### EXERCISE REQUIREMENTS
Take the lines from the head of the listing through the one bearing "const dischargeStart = 60.5;" and copy them exactly, leaving every picture out.

### GIVEN MATERIAL
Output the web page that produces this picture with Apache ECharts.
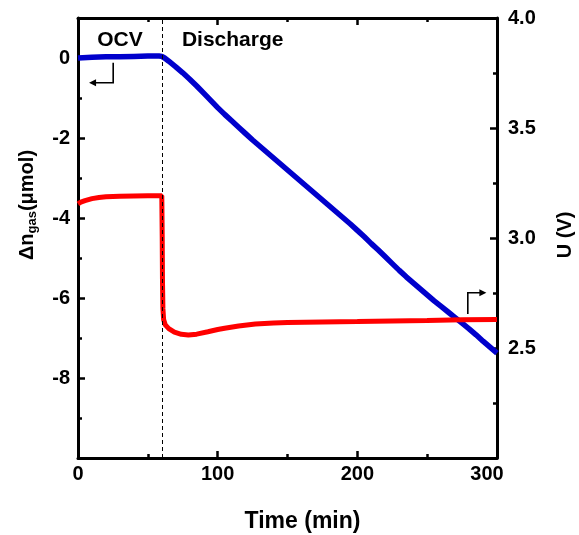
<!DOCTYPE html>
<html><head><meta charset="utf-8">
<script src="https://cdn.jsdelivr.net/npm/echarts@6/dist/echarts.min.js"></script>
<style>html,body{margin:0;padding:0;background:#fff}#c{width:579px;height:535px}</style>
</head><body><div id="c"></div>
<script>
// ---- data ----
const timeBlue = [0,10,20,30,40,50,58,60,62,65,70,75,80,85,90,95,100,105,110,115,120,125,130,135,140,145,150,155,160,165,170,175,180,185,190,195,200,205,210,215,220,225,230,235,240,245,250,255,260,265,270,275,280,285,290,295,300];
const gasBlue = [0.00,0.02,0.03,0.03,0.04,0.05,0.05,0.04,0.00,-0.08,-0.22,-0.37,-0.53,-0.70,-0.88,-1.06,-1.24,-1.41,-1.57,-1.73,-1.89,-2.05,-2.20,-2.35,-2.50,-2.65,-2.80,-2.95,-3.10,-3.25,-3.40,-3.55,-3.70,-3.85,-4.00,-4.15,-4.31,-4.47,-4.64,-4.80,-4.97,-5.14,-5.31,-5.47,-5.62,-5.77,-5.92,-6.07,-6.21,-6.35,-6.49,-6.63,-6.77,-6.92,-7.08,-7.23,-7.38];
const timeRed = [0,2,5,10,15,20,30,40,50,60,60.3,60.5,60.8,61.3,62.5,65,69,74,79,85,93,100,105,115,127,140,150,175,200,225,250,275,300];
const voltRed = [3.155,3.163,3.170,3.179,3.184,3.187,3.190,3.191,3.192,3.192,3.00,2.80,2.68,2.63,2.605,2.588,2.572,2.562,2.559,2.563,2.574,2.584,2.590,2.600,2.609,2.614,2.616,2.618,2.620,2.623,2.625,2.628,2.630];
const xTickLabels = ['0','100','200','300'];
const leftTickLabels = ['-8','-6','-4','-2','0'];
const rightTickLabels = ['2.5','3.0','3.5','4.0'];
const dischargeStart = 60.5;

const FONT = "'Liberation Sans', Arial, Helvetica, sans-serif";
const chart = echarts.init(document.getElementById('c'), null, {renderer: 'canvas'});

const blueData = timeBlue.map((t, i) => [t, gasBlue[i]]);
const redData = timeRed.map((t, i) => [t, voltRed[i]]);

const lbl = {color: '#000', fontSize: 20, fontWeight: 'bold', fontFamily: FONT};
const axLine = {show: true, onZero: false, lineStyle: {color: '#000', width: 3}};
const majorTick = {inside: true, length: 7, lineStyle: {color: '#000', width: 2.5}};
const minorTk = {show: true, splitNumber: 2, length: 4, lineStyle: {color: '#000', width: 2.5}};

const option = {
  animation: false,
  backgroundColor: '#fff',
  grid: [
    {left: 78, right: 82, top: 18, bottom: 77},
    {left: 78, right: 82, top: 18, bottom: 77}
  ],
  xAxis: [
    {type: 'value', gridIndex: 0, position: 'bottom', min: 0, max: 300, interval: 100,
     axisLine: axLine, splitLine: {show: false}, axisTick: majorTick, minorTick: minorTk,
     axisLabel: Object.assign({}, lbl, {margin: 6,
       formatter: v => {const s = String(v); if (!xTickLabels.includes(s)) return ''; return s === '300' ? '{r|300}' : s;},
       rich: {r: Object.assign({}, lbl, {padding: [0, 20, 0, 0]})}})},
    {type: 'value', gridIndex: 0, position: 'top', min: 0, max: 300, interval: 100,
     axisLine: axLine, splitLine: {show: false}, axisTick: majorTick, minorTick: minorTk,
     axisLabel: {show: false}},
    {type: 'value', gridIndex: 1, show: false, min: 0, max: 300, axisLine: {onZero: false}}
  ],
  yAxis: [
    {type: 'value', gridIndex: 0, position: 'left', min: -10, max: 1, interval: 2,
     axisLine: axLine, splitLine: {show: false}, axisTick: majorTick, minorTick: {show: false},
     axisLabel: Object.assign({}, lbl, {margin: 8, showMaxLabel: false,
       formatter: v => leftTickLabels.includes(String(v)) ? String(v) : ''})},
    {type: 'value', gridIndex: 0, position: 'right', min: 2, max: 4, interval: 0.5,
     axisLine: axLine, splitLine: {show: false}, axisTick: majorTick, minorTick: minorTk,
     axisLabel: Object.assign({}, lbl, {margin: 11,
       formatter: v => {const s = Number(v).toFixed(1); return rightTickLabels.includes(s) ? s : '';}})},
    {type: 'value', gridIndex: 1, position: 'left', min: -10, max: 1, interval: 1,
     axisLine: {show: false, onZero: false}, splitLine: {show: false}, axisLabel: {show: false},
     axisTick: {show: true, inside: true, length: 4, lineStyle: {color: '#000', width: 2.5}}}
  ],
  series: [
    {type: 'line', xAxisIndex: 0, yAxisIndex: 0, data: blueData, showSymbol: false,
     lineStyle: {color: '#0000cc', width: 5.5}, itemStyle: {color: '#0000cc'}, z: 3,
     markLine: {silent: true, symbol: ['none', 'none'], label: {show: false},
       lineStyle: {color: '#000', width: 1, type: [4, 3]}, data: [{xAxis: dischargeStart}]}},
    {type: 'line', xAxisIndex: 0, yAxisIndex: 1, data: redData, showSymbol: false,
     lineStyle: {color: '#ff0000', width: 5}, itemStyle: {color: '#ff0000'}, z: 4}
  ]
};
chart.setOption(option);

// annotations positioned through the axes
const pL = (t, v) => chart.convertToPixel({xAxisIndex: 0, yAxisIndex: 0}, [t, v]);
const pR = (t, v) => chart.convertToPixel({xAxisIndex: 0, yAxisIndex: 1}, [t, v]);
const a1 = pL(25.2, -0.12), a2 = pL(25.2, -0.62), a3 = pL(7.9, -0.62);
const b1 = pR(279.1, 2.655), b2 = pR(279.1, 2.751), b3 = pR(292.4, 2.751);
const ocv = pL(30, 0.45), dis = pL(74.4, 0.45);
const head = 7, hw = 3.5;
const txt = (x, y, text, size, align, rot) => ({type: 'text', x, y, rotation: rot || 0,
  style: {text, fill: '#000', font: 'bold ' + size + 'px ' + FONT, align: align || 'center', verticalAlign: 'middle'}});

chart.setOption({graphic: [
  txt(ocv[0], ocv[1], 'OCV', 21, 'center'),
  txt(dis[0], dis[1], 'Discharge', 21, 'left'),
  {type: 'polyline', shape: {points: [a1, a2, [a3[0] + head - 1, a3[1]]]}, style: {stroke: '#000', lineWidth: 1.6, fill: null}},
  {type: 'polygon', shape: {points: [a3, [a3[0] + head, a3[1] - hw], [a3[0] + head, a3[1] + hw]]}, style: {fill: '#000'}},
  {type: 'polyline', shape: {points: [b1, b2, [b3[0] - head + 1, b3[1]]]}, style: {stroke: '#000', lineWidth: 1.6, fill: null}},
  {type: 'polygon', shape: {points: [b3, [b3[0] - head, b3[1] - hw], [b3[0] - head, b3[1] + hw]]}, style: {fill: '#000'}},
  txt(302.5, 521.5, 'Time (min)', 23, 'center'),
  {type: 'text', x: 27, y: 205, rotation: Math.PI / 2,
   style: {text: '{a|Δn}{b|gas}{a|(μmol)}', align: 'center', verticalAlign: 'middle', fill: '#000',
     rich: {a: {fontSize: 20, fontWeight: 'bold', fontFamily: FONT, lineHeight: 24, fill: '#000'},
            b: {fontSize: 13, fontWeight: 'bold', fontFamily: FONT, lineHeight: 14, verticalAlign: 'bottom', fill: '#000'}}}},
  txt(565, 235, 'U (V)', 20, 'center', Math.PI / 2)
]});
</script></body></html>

### THE COMPLETED TASK
Output the web page that produces this picture with Apache ECharts.
<!DOCTYPE html>
<html><head><meta charset="utf-8">
<script src="https://cdn.jsdelivr.net/npm/echarts@6/dist/echarts.min.js"></script>
<style>html,body{margin:0;padding:0;background:#fff}#c{width:579px;height:535px}</style>
</head><body><div id="c"></div>
<script>
// ---- data ----
const timeBlue = [0,10,20,30,40,50,58,60,62,65,70,75,80,85,90,95,100,105,110,115,120,125,130,135,140,145,150,155,160,165,170,175,180,185,190,195,200,205,210,215,220,225,230,235,240,245,250,255,260,265,270,275,280,285,290,295,300];
const gasBlue = [0.00,0.02,0.03,0.03,0.04,0.05,0.05,0.04,0.00,-0.08,-0.22,-0.37,-0.53,-0.70,-0.88,-1.06,-1.24,-1.41,-1.57,-1.73,-1.89,-2.05,-2.20,-2.35,-2.50,-2.65,-2.80,-2.95,-3.10,-3.25,-3.40,-3.55,-3.70,-3.85,-4.00,-4.15,-4.31,-4.47,-4.64,-4.80,-4.97,-5.14,-5.31,-5.47,-5.62,-5.77,-5.92,-6.07,-6.21,-6.35,-6.49,-6.63,-6.77,-6.92,-7.08,-7.23,-7.38];
const timeRed = [0,2,5,10,15,20,30,40,50,60,60.3,60.5,60.8,61.3,62.5,65,69,74,79,85,93,100,105,115,127,140,150,175,200,225,250,275,300];
const voltRed = [3.155,3.163,3.170,3.179,3.184,3.187,3.190,3.191,3.192,3.192,3.00,2.80,2.68,2.63,2.605,2.588,2.572,2.562,2.559,2.563,2.574,2.584,2.590,2.600,2.609,2.614,2.616,2.618,2.620,2.623,2.625,2.628,2.630];
const xTickLabels = ['0','100','200','300'];
const leftTickLabels = ['-8','-6','-4','-2','0'];
const rightTickLabels = ['2.5','3.0','3.5','4.0'];
const dischargeStart = 60.5;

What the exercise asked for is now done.